[Entries taken from a collection]
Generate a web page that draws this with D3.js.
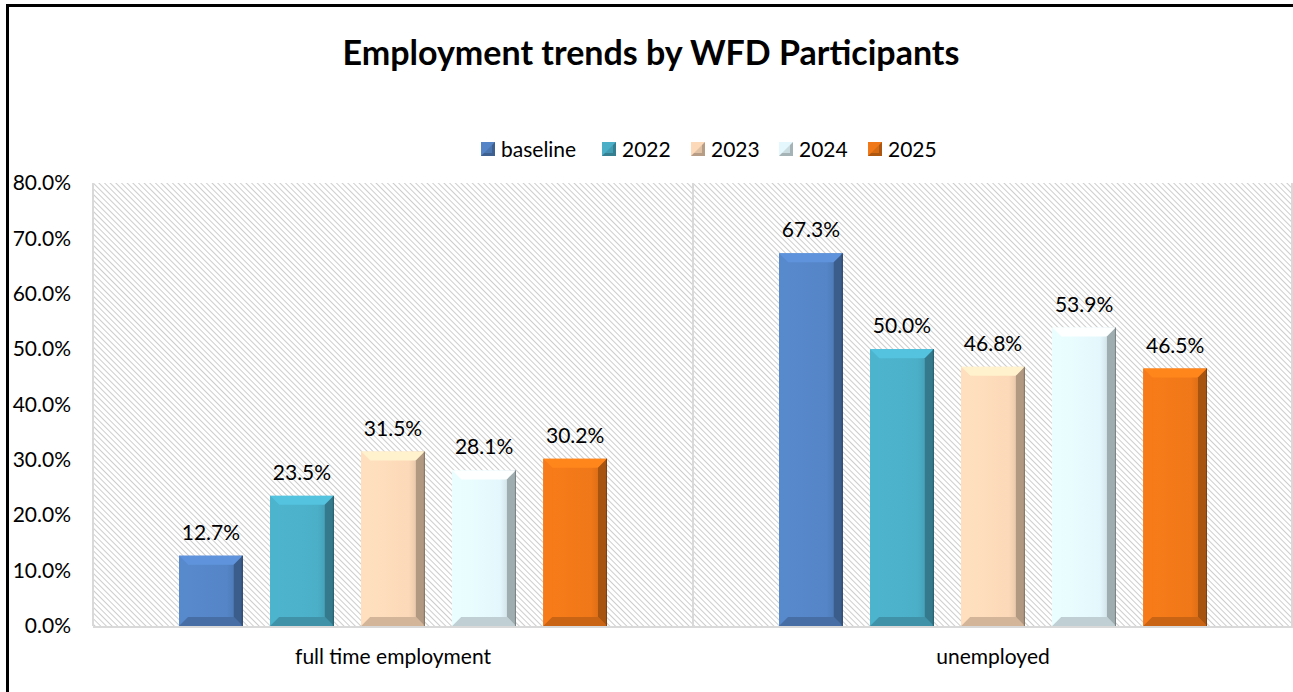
<html>
  <head>
    <script src="https://d3js.org/d3.v7.min.js"></script>
    <style>
      body { margin: 0; background: #fff; }
      text { font-family: Lato, "Liberation Sans", sans-serif; fill: #000; }
    </style>
  </head>
  <body>
    <svg id="chart" width="1293" height="692"></svg>
    <script>
      // data
      const categories = ["full time employment", "unemployed"];
      const seriesNames = ["baseline", "2022", "2023", "2024", "2025"];
      const seriesColors = ["#5585c7", "#4bafc8", "#fcd9b8", "#e4f7fc", "#f07818"];
      const values = {
        baseline: [12.7, 67.3],
        "2022": [23.5, 50.0],
        "2023": [31.5, 46.8],
        "2024": [28.1, 53.9],
        "2025": [30.2, 46.5]
      };
      const yTicks = [0, 10, 20, 30, 40, 50, 60, 70, 80];

      const svg = d3.select("svg#chart");
      const plot = { left: 93, right: 1293, top: 183, bottom: 626 };
      const fs = "21px";

      // outer frame (right / bottom edges fall outside the picture)
      svg.append("rect")
        .attr("x", 7.5).attr("y", 5.5)
        .attr("width", 1300).attr("height", 700)
        .attr("fill", "none").attr("stroke", "#000").attr("stroke-width", 3);

      svg.append("text")
        .attr("x", 651).attr("y", 65)
        .attr("text-anchor", "middle")
        .style("font-size", "34px").style("font-weight", "bold")
        .text("Employment trends by WFD Participants");

      // hatched plot background
      const defs = svg.append("defs");
      const pat = defs.append("pattern")
        .attr("id", "hatch").attr("patternUnits", "userSpaceOnUse")
        .attr("width", 4).attr("height", 4)
        .attr("patternTransform", "rotate(-45)");
      pat.append("rect").attr("width", 4).attr("height", 4).attr("fill", "#fff");
      pat.append("line").attr("x1", 0).attr("y1", 0).attr("x2", 0).attr("y2", 4)
        .attr("stroke", "#c8c8c8").attr("stroke-width", 1.8);

      svg.append("rect")
        .attr("x", plot.left).attr("y", plot.top)
        .attr("width", plot.right - plot.left).attr("height", plot.bottom - plot.top)
        .attr("fill", "url(#hatch)");

      const y = d3.scaleLinear().domain([0, 80]).range([plot.bottom, plot.top]);
      const x0 = d3.scaleBand().domain(categories).range([plot.left, plot.right]);
      const x1 = d3.scaleBand().domain(seriesNames)
        .range([86, x0.bandwidth() - 86]).paddingInner(0.3);

      // category divider lines + axis
      const grid = svg.append("g");
      [plot.left, plot.left + x0.bandwidth(), plot.right - 1].forEach((gx) => {
        grid.append("line")
          .attr("x1", gx).attr("x2", gx).attr("y1", plot.top).attr("y2", plot.bottom)
          .attr("stroke", "#d9d9d9").attr("stroke-width", 2);
      });
      grid.append("line")
        .attr("x1", plot.left).attr("x2", plot.right)
        .attr("y1", plot.bottom + 1).attr("y2", plot.bottom + 1)
        .attr("stroke", "#d9d9d9").attr("stroke-width", 2);

      // y axis labels
      const yAxis = d3.axisLeft(y).tickValues(yTicks)
        .tickFormat((d) => d3.format(".1f")(d) + "%").tickSize(0).tickPadding(0);
      const yg = svg.append("g")
        .attr("transform", `translate(71,0)`)
        .call(yAxis);
      yg.select(".domain").remove();
      yg.selectAll("text").style("font-size", fs).style("font-family", "Lato, sans-serif")
        .attr("fill", "#000");

      // x axis labels
      const xAxis = d3.axisBottom(x0).tickSize(0).tickPadding(0);
      const xg = svg.append("g")
        .attr("transform", `translate(0,${plot.bottom + 23})`)
        .call(xAxis);
      xg.select(".domain").remove();
      xg.selectAll("text").style("font-size", fs).style("font-family", "Lato, sans-serif")
        .attr("fill", "#000");

      // gradients for bevelled bars
      seriesNames.forEach((s, i) => {
        const c = d3.color(seriesColors[i]);
        const g = defs.append("linearGradient").attr("id", "face" + i)
          .attr("x1", 0).attr("x2", 1).attr("y1", 0).attr("y2", 0);
        g.append("stop").attr("offset", "0%").attr("stop-color", c.brighter(0.1));
        g.append("stop").attr("offset", "75%").attr("stop-color", c);
        g.append("stop").attr("offset", "100%").attr("stop-color", c.darker(0.5));
      });

      const bars = [];
      categories.forEach((cat, ci) => {
        seriesNames.forEach((s, si) => {
          bars.push({ cat: cat, series: s, si: si, value: values[s][ci] });
        });
      });

      const b = 9;
      const barG = svg.append("g").selectAll("g.bar").data(bars).join("g").attr("class", "bar")
        .attr("transform", (d) => `translate(${x0(d.cat) + x1(d.series)},${y(d.value)})`);

      barG.each(function (d) {
        const g = d3.select(this);
        const w = x1.bandwidth();
        const h = y(0) - y(d.value);
        const c = d3.color(seriesColors[d.si]);
        g.append("rect").attr("width", w).attr("height", h).attr("fill", `url(#face${d.si})`);
        // top
        g.append("polygon")
          .attr("points", `0,0 ${w},0 ${w - b},${b} ${b},${b}`)
          .attr("fill", c.brighter(0.3));
        // left
        g.append("polygon")
          .attr("points", `0,0 ${b},${b} ${b},${h - b} 0,${h}`)
          .attr("fill", c.brighter(0.08));
        // right
        g.append("polygon")
          .attr("points", `${w},0 ${w},${h} ${w - b},${h - b} ${w - b},${b}`)
          .attr("fill", c.darker(1.0));
        // bottom
        g.append("polygon")
          .attr("points", `0,${h} ${w},${h} ${w - b},${h - b} ${b},${h - b}`)
          .attr("fill", c.darker(0.5));
        // thin dark outline on the right edge
        g.append("line").attr("x1", w - 0.5).attr("x2", w - 0.5).attr("y1", 0).attr("y2", h)
          .attr("stroke", c.darker(1.8)).attr("stroke-width", 1);
      });

      // data labels
      svg.append("g").selectAll("text").data(bars).join("text")
        .attr("x", (d) => x0(d.cat) + x1(d.series) + x1.bandwidth() / 2)
        .attr("y", (d) => y(d.value) - 16)
        .attr("text-anchor", "middle")
        .style("font-size", fs)
        .text((d) => d3.format(".1f")(d.value) + "%");

      // legend
      const legendX = [481, 602, 691, 779, 868];
      const legend = svg.append("g").selectAll("g").data(seriesNames).join("g")
        .attr("transform", (d, i) => `translate(${legendX[i]},142)`);
      legend.each(function (d, i) {
        const g = d3.select(this);
        const c = d3.color(seriesColors[i]);
        const s = 14;
        g.append("rect").attr("width", s).attr("height", s).attr("fill", c);
        g.append("polygon").attr("points", `${s},0 ${s},${s} 0,${s}`).attr("fill", c.darker(0.9));
        g.append("polygon").attr("points", `3,3 ${s - 3},3 ${s - 3},${s - 3} 3,${s - 3}`)
          .attr("fill", c).attr("opacity", 0.6);
      });
      legend.append("text").attr("x", 20).attr("y", 15)
        .style("font-size", fs).text((d) => d);
    </script>
  </body>
</html>
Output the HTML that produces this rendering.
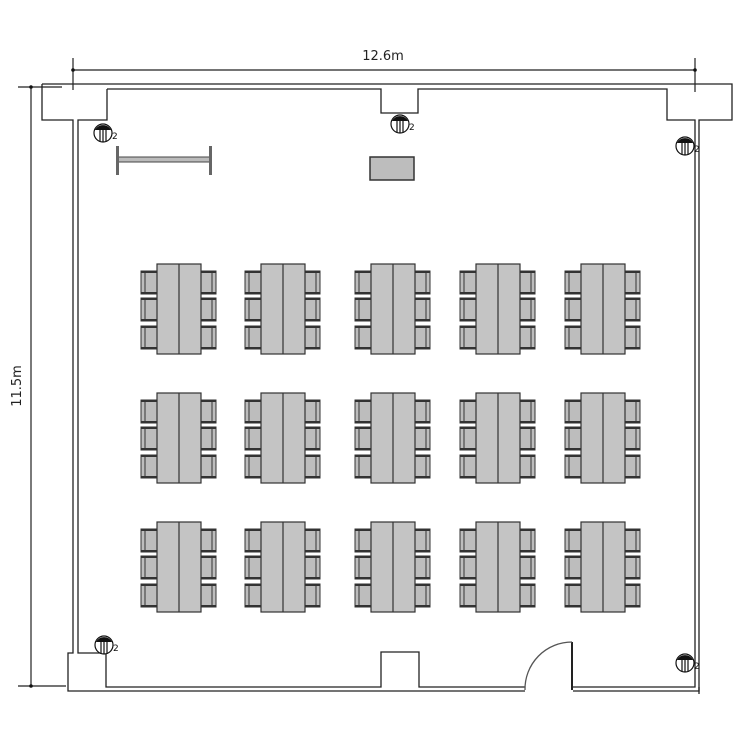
<!DOCTYPE html>
<html><head><meta charset="utf-8"><style>html,body{margin:0;padding:0;background:#fff}svg{display:block}</style></head>
<body>
<svg width="750" height="750" viewBox="0 0 750 750" xmlns="http://www.w3.org/2000/svg" font-family="'DejaVu Sans','Liberation Sans',sans-serif">
<defs>
<g id="col">
<circle cx="0" cy="0" r="9" fill="#fff" stroke="#111" stroke-width="1.2"/>
<path d="M-8,-3 A9,9 0 0 1 8,-3 Z" fill="#111"/>
<line x1="-3" y1="-4" x2="-3" y2="8" stroke="#111" stroke-width="1.2"/>
<line x1="0" y1="-4" x2="0" y2="9" stroke="#111" stroke-width="1.2"/>
<line x1="3" y1="-4" x2="3" y2="8" stroke="#111" stroke-width="1.2"/>
<text x="9" y="6" font-size="9" fill="#111">2</text>
</g>
<g id="chL">
<rect x="0" y="0" width="16" height="23" fill="#bdbdbd" stroke="#333" stroke-width="1"/>
<rect x="0" y="0" width="16" height="2" fill="#333"/>
<rect x="0" y="21" width="16" height="2" fill="#333"/>
<line x1="4" y1="2" x2="4" y2="21" stroke="#333" stroke-width="1"/>
</g>
<g id="chR">
<rect x="0" y="0" width="16" height="23" fill="#bdbdbd" stroke="#333" stroke-width="1"/>
<rect x="0" y="0" width="16" height="2" fill="#333"/>
<rect x="0" y="21" width="16" height="2" fill="#333"/>
<line x1="12" y1="2" x2="12" y2="21" stroke="#333" stroke-width="1"/>
</g>
<g id="grp">
<use href="#chL" x="141" y="7"/><use href="#chL" x="141" y="34"/><use href="#chL" x="141" y="62"/>
<use href="#chR" x="200" y="7"/><use href="#chR" x="200" y="34"/><use href="#chR" x="200" y="62"/>
<rect x="157" y="0" width="44" height="90" fill="#c4c4c4" stroke="#333" stroke-width="1.2"/>
<line x1="179" y1="0" x2="179" y2="90" stroke="#333" stroke-width="1.2"/>
</g>
</defs>

<!-- dimension lines -->
<g stroke="#222" stroke-width="1.2" fill="none">
<line x1="73" y1="70" x2="695" y2="70"/>
<line x1="73" y1="58" x2="73" y2="90"/>
<line x1="695" y1="58" x2="695" y2="92"/>
<line x1="31" y1="87" x2="31" y2="686"/>
<line x1="18" y1="87" x2="62" y2="87"/>
<line x1="18" y1="686" x2="66" y2="686"/>
</g>
<circle cx="73" cy="70" r="1.8" fill="#111"/><circle cx="695" cy="70" r="1.8" fill="#111"/>
<circle cx="31" cy="87" r="1.8" fill="#111"/><circle cx="31" cy="686" r="1.8" fill="#111"/>
<text x="383" y="60" font-size="13" text-anchor="middle" fill="#222">12.6m</text>
<text transform="translate(21,386) rotate(-90)" font-size="13" text-anchor="middle" fill="#222">11.5m</text>

<!-- walls -->
<g stroke="#222" stroke-width="1.3" fill="none">
<!-- top wall -->
<path d="M42,84 H732 V120 H699 V694"/>
<path d="M42,84 V120 H73 V653 H68 V691 H525"/>
<path d="M107,89 V120 H78 V653 H106 V687 H381 V652 H419 V687 H525"/>
<path d="M107,89 H381 V113 H418 V89 H667 V120 H695 V687 H573"/>
<path d="M573,691 H699 V687"/>
<line x1="572" y1="642" x2="572" y2="690" stroke-width="2"/>
<path d="M525,690 A47,47 0 0 1 572,642" stroke="#555"/>
</g>

<!-- columns -->
<use href="#col" x="103" y="133"/>
<use href="#col" x="400" y="124"/>
<use href="#col" x="685" y="146"/>
<use href="#col" x="104" y="645"/>
<use href="#col" x="685" y="663"/>

<!-- whiteboard -->
<rect x="118" y="157" width="92" height="5" fill="#bbb" stroke="#444" stroke-width="1"/>
<rect x="116" y="146" width="3" height="29" fill="#666"/>
<rect x="209" y="146" width="3" height="29" fill="#666"/>
<!-- podium -->
<rect x="370" y="157" width="44" height="23" fill="#bdbdbd" stroke="#333" stroke-width="1.5"/>

<!-- tables -->
<g>
<use href="#grp" x="0" y="264"/><use href="#grp" x="104" y="264"/><use href="#grp" x="214" y="264"/><use href="#grp" x="319" y="264"/><use href="#grp" x="424" y="264"/>
<use href="#grp" x="0" y="393"/><use href="#grp" x="104" y="393"/><use href="#grp" x="214" y="393"/><use href="#grp" x="319" y="393"/><use href="#grp" x="424" y="393"/>
<use href="#grp" x="0" y="522"/><use href="#grp" x="104" y="522"/><use href="#grp" x="214" y="522"/><use href="#grp" x="319" y="522"/><use href="#grp" x="424" y="522"/>
</g>
</svg>
</body></html>
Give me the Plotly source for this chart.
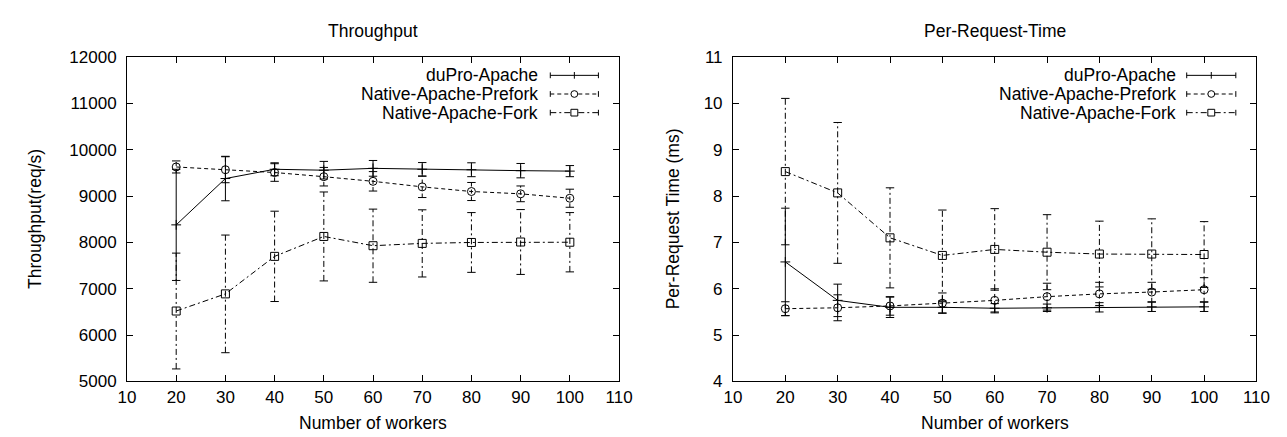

__What the exercise asks__.
Set the lines above down again, word for word, from the first through the one containing "60, 70, 80];"; pictures excluded.

__Result__.
Generate a web page that draws this with D3.js.
<html>
  <head>
    <script src="https://d3js.org/d3.v7.min.js"></script>
    <style>
      body { margin: 0; background: #fff; }
      text { font-family: Lato, "Liberation Sans", sans-serif; fill: #000; }
    </style>
  </head>
  <body>
    <svg id="chart" width="1293" height="692"></svg>
    <script>
      // data
      const categories = ["full time employment", "unemployed"];
      const seriesNames = ["baseline", "2022", "2023", "2024", "2025"];
      const seriesColors = ["#5585c7", "#4bafc8", "#fcd9b8", "#e4f7fc", "#f07818"];
      const values = {
        baseline: [12.7, 67.3],
        "2022": [23.5, 50.0],
        "2023": [31.5, 46.8],
        "2024": [28.1, 53.9],
        "2025": [30.2, 46.5]
      };
      const yTicks = [0, 10, 20, 30, 40, 50, 60, 70, 80];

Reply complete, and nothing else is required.